Lindsay Transport surpasses half billion in revenue

Lindsay Transport PBS approved Kenworth prime mover.

Lindsay Transport is now the largest refrigerated transport company in Australia.

Operating revenue increased by 29.5 per cent to $513.28 million according to its 2023 annual financial statement amid record revenues reported by the wider Lindsay Australia group.

The positive growth comes after unprecedented demand in road and rail services, further accelerated by industry consolidation.

Surges in demand, according to Lindsay Australia, followed the public exit of Scott’s Refrigerated Logistics, a key competitor of its transport division.

The transport business had already laid strong foundations to meet strategic goals with sizeable investments in road assets, along with improvements to its underlying core business.

In a statement Lindsay Australia said the transport unit had enjoyed continued growth supported by expenditure totalling $40 million on new road and rail equipment for the reporting period.

This investment included the rollout of larger road combinations, which will continue to drive utilisation and support positive consumer demand for fresh, chilled and frozen products.

Lindsay also acquired a large parcel of used assets from Scott’s Refrigerated Logistics, which ceased operations in the second half of the year, for an additional $23 million.
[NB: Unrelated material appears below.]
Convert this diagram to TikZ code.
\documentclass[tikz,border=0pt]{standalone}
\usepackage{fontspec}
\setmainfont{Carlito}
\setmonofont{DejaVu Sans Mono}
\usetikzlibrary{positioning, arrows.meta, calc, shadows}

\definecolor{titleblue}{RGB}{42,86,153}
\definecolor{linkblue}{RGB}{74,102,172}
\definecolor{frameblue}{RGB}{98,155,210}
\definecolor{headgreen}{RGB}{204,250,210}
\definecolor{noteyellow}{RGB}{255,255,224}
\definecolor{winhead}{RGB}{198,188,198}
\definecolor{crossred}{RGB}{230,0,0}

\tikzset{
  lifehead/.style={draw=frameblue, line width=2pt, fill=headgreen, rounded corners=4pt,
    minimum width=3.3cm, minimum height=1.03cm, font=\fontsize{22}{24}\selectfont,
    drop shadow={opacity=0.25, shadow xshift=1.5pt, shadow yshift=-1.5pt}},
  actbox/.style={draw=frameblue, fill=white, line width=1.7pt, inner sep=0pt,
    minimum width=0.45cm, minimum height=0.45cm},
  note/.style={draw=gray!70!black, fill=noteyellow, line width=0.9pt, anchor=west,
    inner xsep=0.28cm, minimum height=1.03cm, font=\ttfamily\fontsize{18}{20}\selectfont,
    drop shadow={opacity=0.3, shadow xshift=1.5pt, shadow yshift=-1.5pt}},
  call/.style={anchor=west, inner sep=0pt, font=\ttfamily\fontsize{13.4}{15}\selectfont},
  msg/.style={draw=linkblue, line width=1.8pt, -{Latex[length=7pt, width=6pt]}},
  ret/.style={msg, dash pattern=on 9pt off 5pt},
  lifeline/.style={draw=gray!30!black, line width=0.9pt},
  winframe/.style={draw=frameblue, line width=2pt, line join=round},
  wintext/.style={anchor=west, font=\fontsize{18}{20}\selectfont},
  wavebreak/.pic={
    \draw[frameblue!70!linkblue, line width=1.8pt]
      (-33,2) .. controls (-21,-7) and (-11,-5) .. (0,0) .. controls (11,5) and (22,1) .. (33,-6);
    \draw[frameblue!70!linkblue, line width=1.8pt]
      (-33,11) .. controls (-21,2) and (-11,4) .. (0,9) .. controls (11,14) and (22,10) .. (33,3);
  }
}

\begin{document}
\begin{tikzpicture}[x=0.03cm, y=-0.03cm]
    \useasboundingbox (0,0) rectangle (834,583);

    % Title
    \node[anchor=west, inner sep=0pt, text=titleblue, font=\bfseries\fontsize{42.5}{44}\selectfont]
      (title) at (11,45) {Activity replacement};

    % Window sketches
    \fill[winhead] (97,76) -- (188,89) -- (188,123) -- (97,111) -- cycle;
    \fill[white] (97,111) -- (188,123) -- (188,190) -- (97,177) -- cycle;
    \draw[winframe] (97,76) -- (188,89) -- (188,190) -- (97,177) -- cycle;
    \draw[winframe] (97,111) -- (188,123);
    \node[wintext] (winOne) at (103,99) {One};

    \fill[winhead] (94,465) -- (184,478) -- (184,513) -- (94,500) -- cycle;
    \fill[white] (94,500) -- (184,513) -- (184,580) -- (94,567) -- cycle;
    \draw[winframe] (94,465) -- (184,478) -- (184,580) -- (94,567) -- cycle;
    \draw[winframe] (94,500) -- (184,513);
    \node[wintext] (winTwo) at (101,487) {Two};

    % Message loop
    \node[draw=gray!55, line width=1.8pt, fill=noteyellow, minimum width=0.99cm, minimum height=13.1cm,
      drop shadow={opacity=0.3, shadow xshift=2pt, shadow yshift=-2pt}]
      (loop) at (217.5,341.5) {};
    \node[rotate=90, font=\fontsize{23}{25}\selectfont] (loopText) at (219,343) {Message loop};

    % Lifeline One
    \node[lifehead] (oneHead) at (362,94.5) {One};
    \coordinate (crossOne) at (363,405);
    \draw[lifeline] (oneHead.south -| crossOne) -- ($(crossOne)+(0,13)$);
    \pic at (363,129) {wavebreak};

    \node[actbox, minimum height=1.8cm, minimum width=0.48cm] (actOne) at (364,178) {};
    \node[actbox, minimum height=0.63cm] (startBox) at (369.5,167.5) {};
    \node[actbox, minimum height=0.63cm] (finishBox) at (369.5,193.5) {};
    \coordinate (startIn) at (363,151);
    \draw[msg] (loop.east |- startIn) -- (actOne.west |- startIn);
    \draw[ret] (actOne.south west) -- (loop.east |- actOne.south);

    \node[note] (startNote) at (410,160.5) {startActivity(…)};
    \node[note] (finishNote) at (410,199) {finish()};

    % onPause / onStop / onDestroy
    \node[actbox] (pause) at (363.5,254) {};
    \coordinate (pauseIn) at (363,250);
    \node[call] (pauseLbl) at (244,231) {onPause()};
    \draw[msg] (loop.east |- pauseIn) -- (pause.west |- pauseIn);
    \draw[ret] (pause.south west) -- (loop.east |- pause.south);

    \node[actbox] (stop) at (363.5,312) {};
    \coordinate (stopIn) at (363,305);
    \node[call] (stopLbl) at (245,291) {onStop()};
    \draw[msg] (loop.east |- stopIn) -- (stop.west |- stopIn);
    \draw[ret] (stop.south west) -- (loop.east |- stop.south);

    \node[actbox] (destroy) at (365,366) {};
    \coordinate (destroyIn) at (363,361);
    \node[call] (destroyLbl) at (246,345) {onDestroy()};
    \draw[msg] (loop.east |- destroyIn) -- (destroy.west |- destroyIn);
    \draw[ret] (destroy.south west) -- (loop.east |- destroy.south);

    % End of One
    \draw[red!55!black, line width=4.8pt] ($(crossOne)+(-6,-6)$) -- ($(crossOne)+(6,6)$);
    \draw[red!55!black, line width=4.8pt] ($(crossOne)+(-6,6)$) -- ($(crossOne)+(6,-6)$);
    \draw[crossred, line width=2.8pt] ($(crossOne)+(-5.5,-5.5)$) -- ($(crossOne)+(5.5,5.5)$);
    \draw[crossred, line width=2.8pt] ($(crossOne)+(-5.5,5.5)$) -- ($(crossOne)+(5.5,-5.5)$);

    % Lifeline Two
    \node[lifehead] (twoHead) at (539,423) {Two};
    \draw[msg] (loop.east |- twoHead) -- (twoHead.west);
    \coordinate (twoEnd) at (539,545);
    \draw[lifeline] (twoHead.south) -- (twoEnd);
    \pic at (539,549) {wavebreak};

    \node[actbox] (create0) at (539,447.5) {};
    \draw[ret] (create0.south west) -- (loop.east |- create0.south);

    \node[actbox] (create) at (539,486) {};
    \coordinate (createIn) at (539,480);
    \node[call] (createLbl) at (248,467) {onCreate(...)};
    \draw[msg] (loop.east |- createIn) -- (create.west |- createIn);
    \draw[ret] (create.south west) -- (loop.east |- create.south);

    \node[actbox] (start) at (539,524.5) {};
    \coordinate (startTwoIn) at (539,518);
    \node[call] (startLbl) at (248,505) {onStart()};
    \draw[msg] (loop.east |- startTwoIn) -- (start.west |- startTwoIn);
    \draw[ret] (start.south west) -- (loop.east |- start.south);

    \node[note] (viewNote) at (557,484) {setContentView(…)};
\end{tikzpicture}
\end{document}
This acquisition included 44 prime movers and 350 used containers and other rail assets which have empowered the company to meet its customers’ ongoing logistical challenges and needs.

“Ongoing investment in the Transport division remains a key focus for the Group to ensure we maintain our first-class, safe and reliable fleet and can continue to perform our role as an essential service provider and a key player in securing food security for Australia,” said Lindsay Australia in a statement.

Lindsay Transport, moreover, would continue to renew its road fleet in line with a mobile asset replacement plan, regarded inhouse as another key pillar to its ongoing success in the segment.

“This plan will ensure the fleet remains first in class while delivering efficiency and safety across Lindsay Australia’s network,” said the company.

“In FY2024, the Group will continue to invest in growth in the road fleet, acquiring new larger trailer combinations to improve operational performance. FY2024 will see a renewal program commence after obtaining the used containers in FY2023.”

High fuel levy recoveries due to increased diesel prices and the execution of rail expansion strategy also heavily contributed to the resultant $72.35 million in profit before tax, an increase of 76.3 per cent on the prior period.

“The record FY23 performance was an outstanding result for the Lindsay business,” said Clay McDonald, Lindsay Australia CEO.

“The Transport division led the way with a significant uplift in demand for Lindsay’s road, rail and depot handling services,” he said.

McDonald paid tribute to the exceptional agility, capability and customer service demonstrated by the Lindsay Australia team to handle significant increases in demand.

Strategic capital investments in recent years, according to Lindsay Australia, were likely to effectively meet some of the excess demand requirements of the market.

The company in the annual 2023 financial report said it continued to manage rising cost challenges due to inflation and a competitive labour market.